Edward Patrick Merritt was born on January 17th 1928 at Corinda, a suburb of Brisbane. His parents were Edward, an accountant, and Mary. He had a brother James, who tragically died in a motor cycle accident as a young man and two sisters, Maureen and Margaret, whom he will visit in a few days' time down in Brisbane. Young Ted Merritt was educated at St Joseph's Christian Brothers College at Gregory Terrace in Brisbane, after having spent his primary years at Corinda's Catholic School, run by our sister-congregation, the Daughters of Our Lady of the Sacred Heart.
Even as a Secondary School student, young Ted felt a call to a religious vocation but it was only when he was 25 years of age that he took 'a leap in the dark', as he put it, and travelled down to Douglas Park, south of Sydney, to join the Missionaries of the Sacred Heart as a Brother. Up till that point he had been working in the motor industry, a job that would stand him in good stead in his subsequent missionary labours.

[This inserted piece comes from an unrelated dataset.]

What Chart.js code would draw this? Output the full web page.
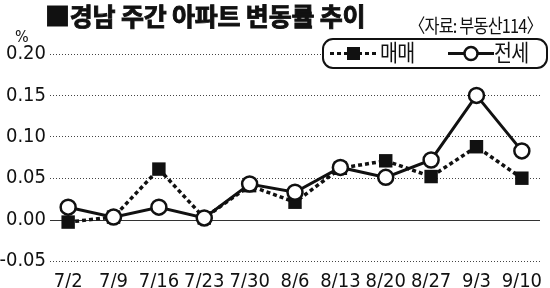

Of course, had young Ted started his formation to become a Religious at the early age most youngsters in those days did, we might well be celebrating the 65th anniversary of his profession round about this time!
With Bishop Eugene Hurley
Whatever about that, young Ted decided to become a Brother in what was, in that day and age, a two-tiered Congregation of priests and lay-brothers, as they were then called. To illustrate this feature, I can mention that Father Linckens, Superior General of the Congregation early last Century, actively discouraged conversations between novices for the priesthood and novices for the brotherhood because he felt that (and I quote) "the brothers would be exposed to the temptation to become priests" A temptation indeed! And on the other hand, a few years later, his successor as MSC General, Father Meyer, noted that students for the priesthood were not to engage in manual work, especially farm work, because "it would distract them from studies of great importance". It was the Second Vatican Council that initiated a change in this mentality to the point that all members of a religious congregation were to see themselves as brothers in the Lord, whatever their role or function.
In pronouncing his first commitment as a religious on August 5th, 1954, Brother Ted used a formula which included the following words: "Lord Jesus Christ, trusting in the boundless mercy of your Sacred Heart and called, through the gift of your Spirit to follow and serve you, so that the world may come to know your love for the Father and for all mankind and so that your Kingdom may come, I vow for three years obedience, chastity and poverty in the Society of the Missionaries of the Sacred Heart according to its Constitutions." Pronouncing these beautiful and motivating words is one thing but living them out faithfully over a subsequent 60 year period, as Brother Ted has done, is an achievement indeed.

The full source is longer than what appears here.